The eight were killed in Gaza City, central El-Bureij and northern Jabaliya, and included a woman and a teenager, Gaza health ministry spokesman Ashraf al-Qudra said.

Qudra also said five others were also killed in the Sheikh Radwan neighborhood, but had no immediate details about their identities.

The raid came shortly after two people were killed in a strike that hit a charitable association for the disabled in Beit Lahiya in northern Gaza, and another three people died in an attack in western Gaza City.

Earlier, Qudra announced the deaths of eight other Palestinians, including a man who died of wounds sustained in an earlier strike, five people killed in Gaza’s northern Jebaliya, and two further south in Deir el Balah.

Local officials said the morning’s raids hit targets that included mosques and homes of Hamas officials, throughout the coastal enclave.

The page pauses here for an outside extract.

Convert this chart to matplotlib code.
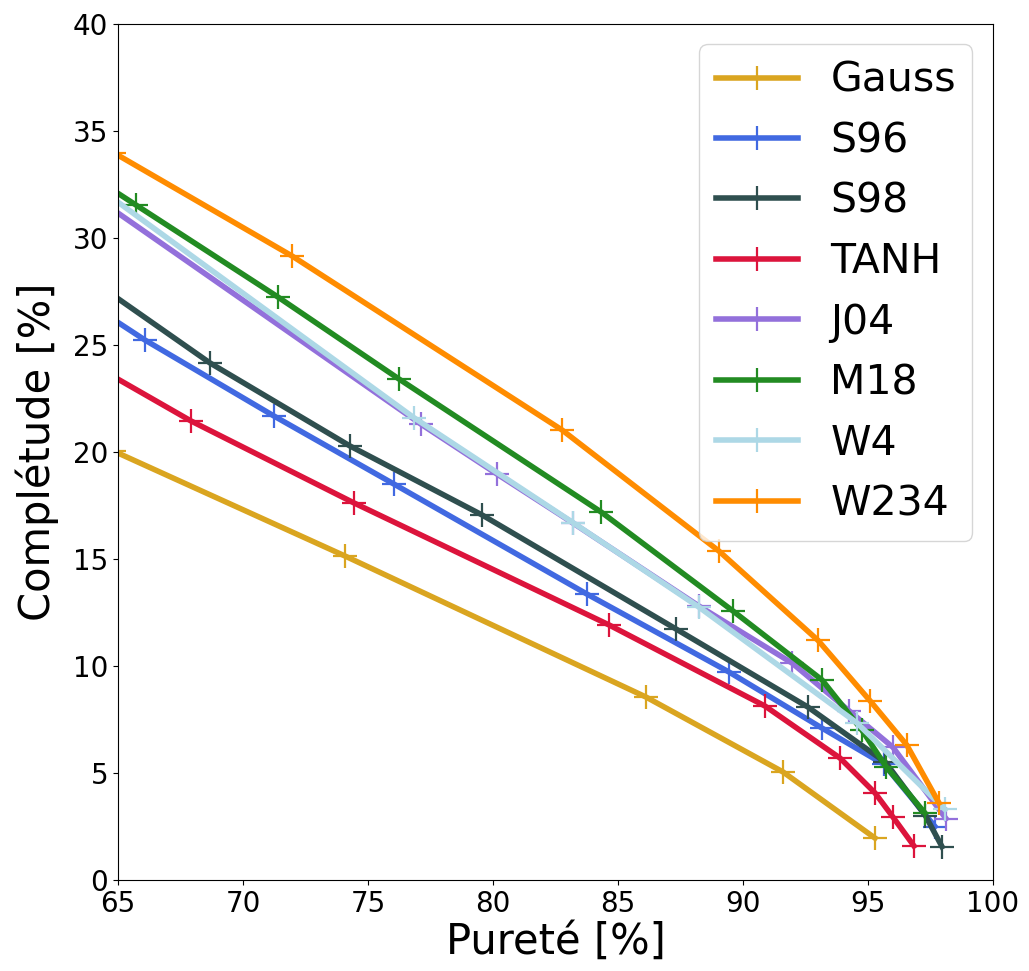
import matplotlib
matplotlib.use("Agg")
import matplotlib.pyplot as plt

# purete [%] / completude [%]
gauss_x = [64.85, 74.08, 86.12, 91.6, 95.28]
gauss_y = [20.03, 15.14, 8.55, 5.05, 1.96]

s96_x = [63.5, 66.08, 71.24, 76.04, 83.76, 89.44, 93.16, 95.64, 97.68]
s96_y = [27.2, 25.23, 21.68, 18.5, 13.36, 9.72, 7.1, 5.4, 2.5]

s98_x = [63.0, 68.68, 74.28, 79.56, 87.32, 92.6, 95.7, 97.3, 97.96]
s98_y = [28.8, 24.16, 20.28, 17.06, 11.73, 8.08, 5.5, 3.0, 1.56]

tanh_x = [63.0, 67.92, 74.44, 84.64, 90.88, 93.88, 95.28, 96.0, 96.84]
tanh_y = [24.74, 21.45, 17.62, 11.92, 8.13, 5.7, 4.07, 2.94, 1.59]

j04_x = [62.5, 77.12, 80.16, 83.2, 88.24, 91.96, 94.25, 96.0, 98.12]
j04_y = [33.2, 21.3, 18.97, 16.68, 12.8, 10.14, 7.9, 6.2, 2.87]

m18_x = [63.0, 65.72, 71.4, 76.24, 84.32, 89.6, 93.16, 94.76, 95.72, 97.28]
m18_y = [33.6, 31.54, 27.24, 23.41, 17.2, 12.57, 9.35, 7.0, 5.3, 3.13]

w4_x = [62.5, 76.84, 83.2, 88.24, 94.56, 98.08]
w4_y = [33.8, 21.6, 16.7, 12.75, 7.34, 3.3]

w234_x = [64.85, 71.96, 82.76, 89.04, 93.0, 95.1, 96.55, 97.84]
w234_y = [33.97, 29.16, 21.03, 15.37, 11.2, 8.35, 6.31, 3.6]

series = [
    ("Gauss", gauss_x, gauss_y, "goldenrod"),
    ("S96", s96_x, s96_y, "royalblue"),
    ("S98", s98_x, s98_y, "darkslategray"),
    ("TANH", tanh_x, tanh_y, "crimson"),
    ("J04", j04_x, j04_y, "mediumpurple"),
    ("M18", m18_x, m18_y, "forestgreen"),
    ("W4", w4_x, w4_y, "lightblue"),
    ("W234", w234_x, w234_y, "darkorange"),
]

fig = plt.figure(figsize=(10.29, 9.71), dpi=100)
ax = fig.add_axes([0.1147, 0.0937, 0.8503, 0.8816])

for name, x, y, c in series:
    ax.plot(x, y, color=c, lw=4, marker="+", ms=17, mew=1.6, label=name)

ax.set_xlim(65, 100)
ax.set_ylim(0, 40)
ax.set_xlabel("Pureté [%]", fontsize=30, labelpad=2)
ax.set_ylabel("Complétude [%]", fontsize=30, labelpad=10)
ax.tick_params(labelsize=20)
ax.legend(fontsize=29.5, loc="upper right")

fig.savefig("out.png", dpi=100)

The latest fatalities raise the death toll to 121 since Israel began Operation Protective Edge early Tuesday in an attempt to halt cross-border rocket fire by militant groups.

Since then, militants have fired approximately 520 mortar rounds and rockets that struck Israel, while another 140 rockets were intercepted by the Iron Dome missile defense system, an Israeli army statement said late Friday.

It is the deadliest violence since November 2012, with a growing number of rockets fired at Jerusalem and Tel Aviv and even as far north as Haifa.

So far, no Israelis have been reported to be killed.